The only surprising thing he says though is his claim that PI offered him a job. If someone who knows what’s behind that story wants to tell me about it on deep background, I wouldn’t mind…
“The problem with string theory … it is a wrong idea about unification, and thus cannot ever explain the standard model or predict what lies beyond it.”
Peter,
Would you still stand by this statement if LHC and other experiments support the idea of both theoretically and experimentally, the idea of something like a SUSY-SO(10) GUT, and as such, could be embedded within a string theory?

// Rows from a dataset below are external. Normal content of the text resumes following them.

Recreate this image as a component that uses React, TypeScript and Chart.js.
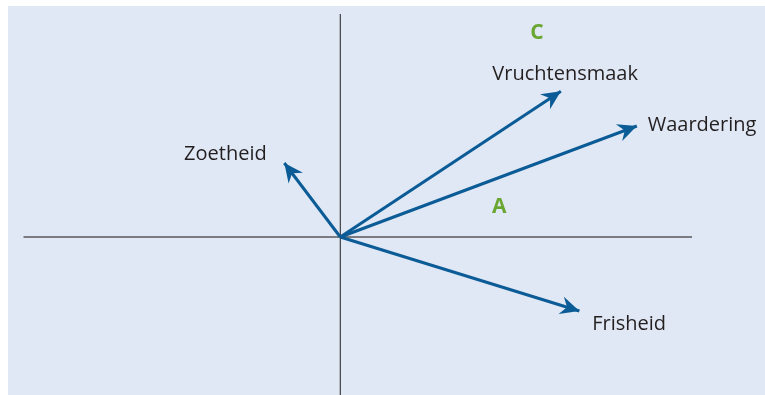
import React, { useEffect, useRef } from "react";
import { Chart, registerables } from "chart.js";

Chart.register(...registerables);

// Attribute vectors (loadings) in plot units
const attributes = ["Zoetheid", "Vruchtensmaak", "Waardering", "Frisheid"];
const vectorX = [-0.224, 0.883, 1.187, 0.957];
const vectorY = [0.296, 0.583, 0.444, -0.296];
// Anchor of each attribute label (text centre, baseline) in plot units
const labelX = [-0.46, 0.9, 1.448, 1.156];
const labelY = [0.31, 0.628, 0.425, -0.372];

// Products
const products = ["C", "A"];
const productX = [0.787, 0.636];
const productY = [0.793, 0.095];

// Axis extents
const xMin = -1.33;
const xMax = 1.7;
const yMin = -0.632;
const yMax = 0.924;
const hAxisFrom = -1.268;
const hAxisTo = 1.408;
const vAxisTop = 0.892;

const ARROW = "#0b5b96";
const GREEN = "#69a732";
const TEXT = "#231f20";
const BG = "#e0e8f5";

const decorPlugin = {
  id: "decor",
  beforeDraw(chart: any) {
    const { ctx, chartArea } = chart;
    ctx.save();
    ctx.fillStyle = BG;
    ctx.fillRect(chartArea.left, chartArea.top, chartArea.right - chartArea.left, chartArea.bottom - chartArea.top);
    ctx.restore();
  },
  afterDatasetsDraw(chart: any) {
    const { ctx } = chart;
    const xs = chart.scales.x;
    const ys = chart.scales.y;
    ctx.save();
    // arrowheads
    chart.data.datasets.forEach((ds: any, i: number) => {
      if (!ds.isArrow) return;
      const meta = chart.getDatasetMeta(i);
      const p0 = meta.data[0];
      const p1 = meta.data[1];
      const ang = Math.atan2(p1.y - p0.y, p1.x - p0.x);
      const L = 19;
      const W = 9;
      const ux = Math.cos(ang), uy = Math.sin(ang);
      const nx = -uy, ny = ux;
      ctx.fillStyle = ARROW;
      ctx.beginPath();
      ctx.moveTo(p1.x, p1.y);
      ctx.lineTo(p1.x - L * ux + W * nx, p1.y - L * uy + W * ny);
      ctx.lineTo(p1.x - 0.68 * L * ux, p1.y - 0.68 * L * uy);
      ctx.lineTo(p1.x - L * ux - W * nx, p1.y - L * uy - W * ny);
      ctx.closePath();
      ctx.fill();
    });
    // attribute labels
    ctx.fillStyle = TEXT;
    ctx.font = '20px "Open Sans", "Noto Sans", sans-serif';
    ctx.textAlign = "center";
    ctx.textBaseline = "alphabetic";
    attributes.forEach((name, i) => {
      ctx.fillText(name, xs.getPixelForValue(labelX[i]), ys.getPixelForValue(labelY[i]));
    });
    // products
    ctx.fillStyle = GREEN;
    ctx.font = 'bold 21px "Open Sans", "Noto Sans", sans-serif';
    products.forEach((name, i) => {
      ctx.fillText(name, xs.getPixelForValue(productX[i]), ys.getPixelForValue(productY[i]));
    });
    ctx.restore();
  },
};

export default function App() {
  const ref = useRef<HTMLCanvasElement | null>(null);
  useEffect(() => {
    if (!ref.current) return;
    const arrowSets = attributes.map((name, i) => ({
      label: name,
      isArrow: true,
      data: [
        { x: 0, y: 0 },
        { x: vectorX[i], y: vectorY[i] },
      ],
      showLine: true,
      borderColor: ARROW,
      borderWidth: 3,
      pointRadius: 0,
      pointHoverRadius: 0,
      order: 1,
    }));
    const chart = new Chart(ref.current, {
      type: "scatter",
      data: {
        datasets: [
          {
            label: "hAxis",
            data: [
              { x: hAxisFrom, y: 0 },
              { x: hAxisTo, y: 0 },
            ],
            showLine: true,
            borderColor: "#58585a",
            borderWidth: 1.6,
            pointRadius: 0,
            order: 3,
          },
          {
            label: "vAxis",
            data: [
              { x: 0, y: yMin },
              { x: 0, y: vAxisTop },
            ],
            showLine: true,
            borderColor: "#1f1f1f",
            borderWidth: 1,
            pointRadius: 0,
            order: 2,
          },
          ...arrowSets,
        ] as any,
      },
      options: {
        animation: false,
        responsive: false,
        devicePixelRatio: 1,
        layout: { padding: { left: 8, top: 6, right: 0, bottom: 0 } },
        plugins: {
          legend: { display: false },
          tooltip: { enabled: false },
          title: { display: false },
        },
        events: [],
        scales: {
          x: { type: "linear", min: xMin, max: xMax, display: false },
          y: { type: "linear", min: yMin, max: yMax, display: false },
        },
      },
      plugins: [decorPlugin],
    });
    return () => chart.destroy();
  }, []);
  return (
    <div style={{ position: "absolute", left: 0, top: 0, width: 765, height: 395, background: "#fff" }}>
      <canvas ref={ref} width={765} height={395} style={{ display: "block" }} />
    </div>
  );
}
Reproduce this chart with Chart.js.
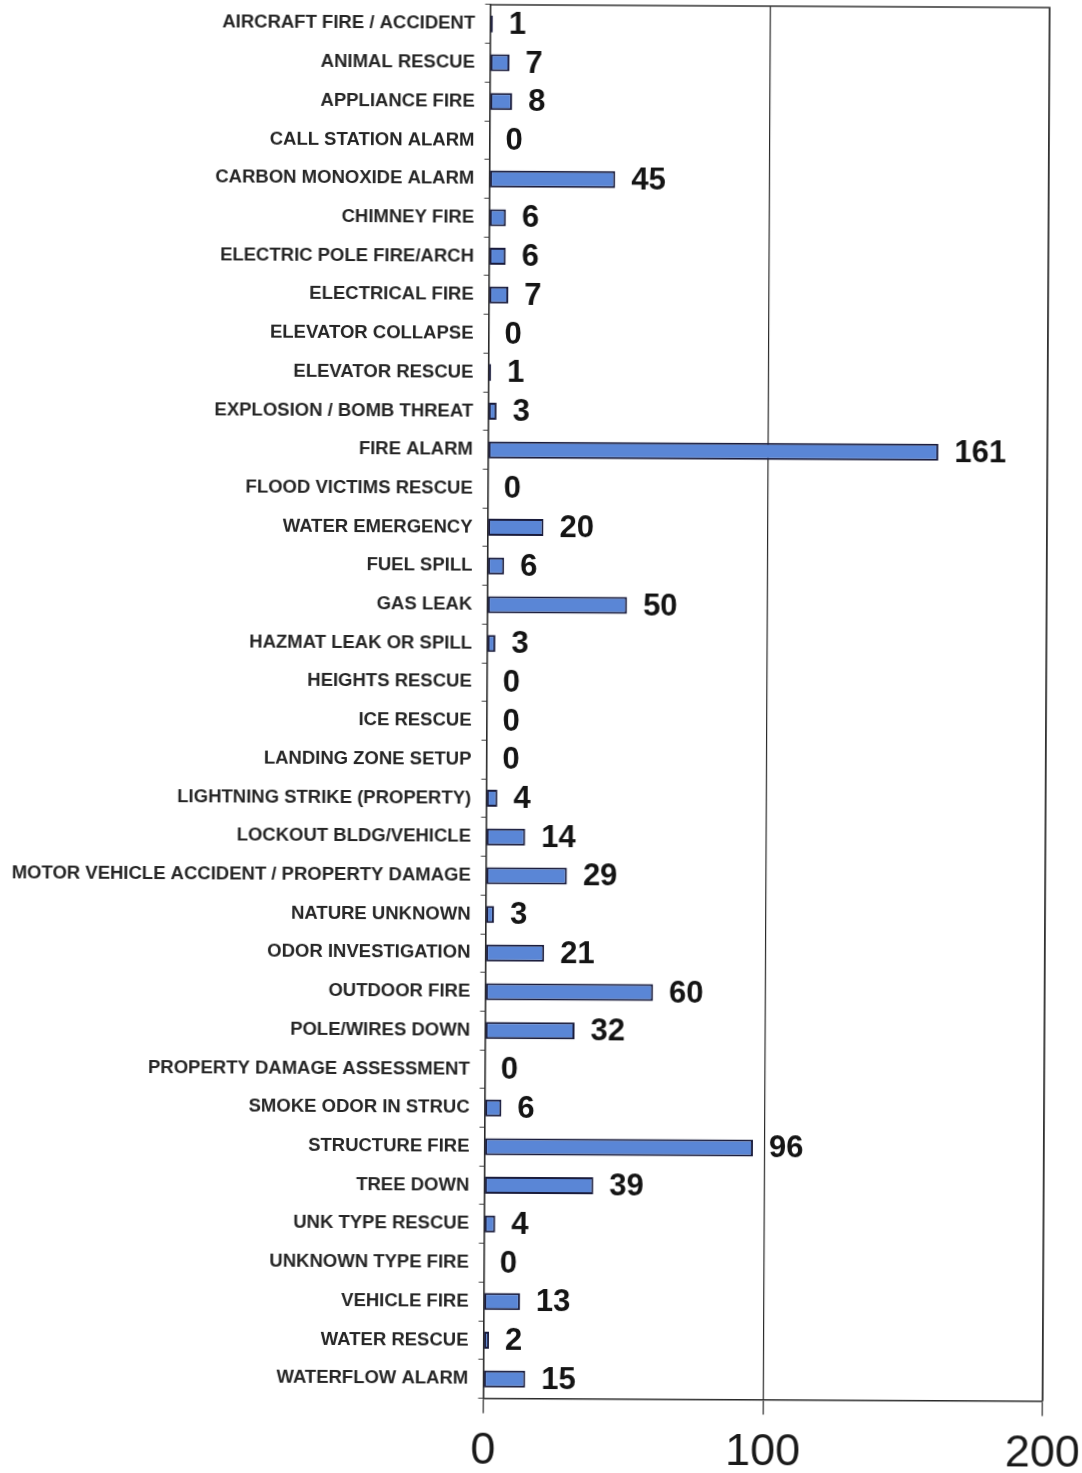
<!DOCTYPE html>
<html>
<head>
<meta charset="utf-8">
<script src="https://cdn.jsdelivr.net/npm/chart.js@4.4.1/dist/chart.umd.min.js"></script>
<style>
  html, body { margin: 0; padding: 0; background: #fff; overflow: hidden; }
  #myChart { display: block; transform: rotate(0.29deg); }
</style>
</head>
<body>
<canvas id="myChart" width="1082" height="1473"></canvas>
<script>
let labels = ['AIRCRAFT FIRE / ACCIDENT', 'ANIMAL RESCUE', 'APPLIANCE FIRE', 'CALL STATION ALARM',
  'CARBON MONOXIDE ALARM', 'CHIMNEY FIRE', 'ELECTRIC POLE FIRE/ARCH', 'ELECTRICAL FIRE',
  'ELEVATOR COLLAPSE', 'ELEVATOR RESCUE', 'EXPLOSION / BOMB THREAT', 'FIRE ALARM',
  'FLOOD VICTIMS RESCUE', 'WATER EMERGENCY', 'FUEL SPILL', 'GAS LEAK', 'HAZMAT LEAK OR SPILL',
  'HEIGHTS RESCUE', 'ICE RESCUE', 'LANDING ZONE SETUP', 'LIGHTNING STRIKE (PROPERTY)',
  'LOCKOUT BLDG/VEHICLE', 'MOTOR VEHICLE ACCIDENT / PROPERTY DAMAGE', 'NATURE UNKNOWN',
  'ODOR INVESTIGATION', 'OUTDOOR FIRE', 'POLE/WIRES DOWN', 'PROPERTY DAMAGE ASSESSMENT',
  'SMOKE ODOR IN STRUC', 'STRUCTURE FIRE', 'TREE DOWN', 'UNK TYPE RESCUE', 'UNKNOWN TYPE FIRE',
  'VEHICLE FIRE', 'WATER RESCUE', 'WATERFLOW ALARM'];
let counts = [1, 7, 8, 0, 45, 6, 6, 7, 0, 1, 3, 161, 0, 20, 6, 50, 3, 0, 0, 0, 4, 14, 29, 3,
  21, 60, 32, 0, 6, 96, 39, 4, 0, 13, 2, 15];
let xTicks = [0, 100, 200];

let fontFamily = "'Liberation Sans', Arial, sans-serif";

// value labels to the right of each bar
let valueLabels = {
  id: 'valueLabels',
  afterDatasetsDraw(chart) {
    let ctx = chart.ctx;
    let meta = chart.getDatasetMeta(0);
    ctx.save();
    ctx.font = 'bold 31px ' + fontFamily;
    ctx.fillStyle = '#141414';
    ctx.textAlign = 'left';
    ctx.textBaseline = 'middle';
    meta.data.forEach((bar, i) => {
      ctx.fillText(String(counts[i]), bar.x + 16, bar.y + 1);
    });
    ctx.restore();
  }
};

// top and right edge of the plot frame
let plotFrame = {
  id: 'plotFrame',
  afterDraw(chart) {
    let a = chart.chartArea;
    let ctx = chart.ctx;
    ctx.save();
    ctx.strokeStyle = '#333';
    ctx.lineWidth = 1.5;
    ctx.beginPath();
    ctx.moveTo(a.left, a.top);
    ctx.lineTo(a.right, a.top);
    ctx.lineTo(a.right, a.bottom);
    ctx.stroke();
    ctx.restore();
  }
};

let ctx = document.getElementById('myChart').getContext('2d');
let myChart = new Chart(ctx, {
  type: 'bar',
  data: {
    labels: labels,
    datasets: [{
      data: counts,
      backgroundColor: '#5a86d6',
      borderColor: '#1a1c3c',
      borderWidth: 2,
      borderSkipped: false,
      categoryPercentage: 1,
      barPercentage: 0.44
    }]
  },
  options: {
    indexAxis: 'y',
    responsive: false,
    animation: false,
    layout: { padding: { top: 5, right: 36, left: 0, bottom: 0 } },
    plugins: {
      legend: { display: false },
      tooltip: { enabled: false }
    },
    scales: {
      x: {
        min: 0,
        max: 200,
        afterBuildTicks: (scale) => {
          scale.ticks = xTicks.map(v => ({ value: v }));
        },
        afterFit: (scale) => {
          scale.height = 74.5;
          scale.paddingLeft = 0;
          scale.paddingRight = 0;
        },
        grid: {
          color: '#2a2a2a',
          lineWidth: 1.2,
          tickLength: 15,
          drawOnChartArea: true
        },
        border: { display: true, color: '#2a2a2a', width: 1.5 },
        ticks: {
          color: '#1a1a1a',
          font: { family: fontFamily, size: 45 },
          padding: 11,
          maxRotation: 0
        }
      },
      y: {
        afterFit: (scale) => {
          scale.width = 486.5;
          scale.paddingTop = 0;
          scale.paddingBottom = 0;
        },
        grid: {
          drawOnChartArea: false,
          offset: true,
          tickLength: 5,
          color: '#444'
        },
        border: { display: true, color: '#2a2a2a', width: 1.5 },
        ticks: {
          color: '#262626',
          font: { family: fontFamily, size: 18.5, weight: 'bold' },
          padding: 10,
          autoSkip: false
        }
      }
    }
  },
  plugins: [valueLabels, plotFrame]
});
</script>
</body>
</html>
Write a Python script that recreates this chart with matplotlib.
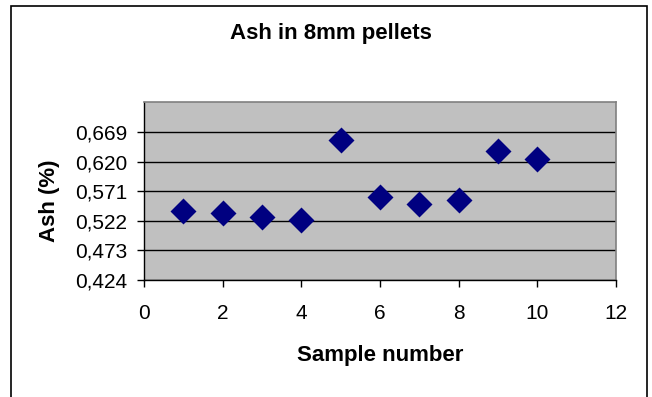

It is amusing to see a group of people with nearly zero knowledge in high energy physics arguing whether a group of Nobel proze winners is correct or not. Who should I believe ? 🙂
proze->prize …
A quote from Bee :
” Ever heard of General Relativity?”
Well, should we tell David that you think he has not heard of GR ?
ori,
Thanks for making it clear that Bee’s comment
“so much unjustified viciousness” is an accurate description of other string theorists besides Lubos Motl.
Besides the insults, do you have any commentary on the actual blog posting?
Dear Peter
The reason why I decided to post a comment on your blog this morning, in response to your labeling an article that I had written a dishonest and misleading advertising supplement based almost entirely on unadulterated hype, was to raise a couple of points about the differences between blogging and journalism (and how the two interact with one another). This is a topical issue for those of us who work in traditional media outlets — and presumably for those who read and write blogs too — and has already led to some interesting episodes between scientists and journalists.
A great example of this was the “bump-hunting” saga at Tevatron earlier this year, which led to an article in New Scientist magazine (see http://physicsworld.com/cws/article/print/27731). Once high-energy LHC data begin to pour in a year and a half or so from now, and blogger-members of the Higgs groups in the ATLAS and CMS collaborations start getting excited, it will be a real challenge to know when best to break the story of a possible Higgs or some other discovery. Indeed, journalists aside, these large collaborations are going to have to deal with problems of their own involving how to manage the blogging activities of physicists.
In retrospect, however, Not Even Wrong was probably not the place to try and have such a discussion, given that, for instance, you are not actually involved in string theory/high-energy physics research yourself. And since our brief exchange has turned into pointless pedantry and apparent confusion over what is personal and what is fair-game, I would guess that readers are not going to get much more from it either.
More to the point, it is late and it feels as if I have been looking at that bloody UA1 W-event all day. This stuff must tie up hours of your time!
Matthew
PS I posted a hard copy of the September issue to you last week, in which you can read the other articles that I mentioned – that is, if you’re at all interested in taking someone else’s opinion on string theory on board.
dan,
Sure, I’ll stand behind that statement until someone comes up with a plausible way of getting real predictions out of string theory. I think the great hope of some string theorists is that the LHC will see not only supersymmetry, but a pattern of supersymmetry breaking that corresponds distinctively to a certain kind of string background. Based on this they might then be able to make real testable predictions. This seems to me to be nothing but wishful thinking, we’ll find out in the next few years.
Turning the question around, do you think string theorists are willing to change their minds about string theory if no evidence of a supersymmetric GUT turns up at the LHC?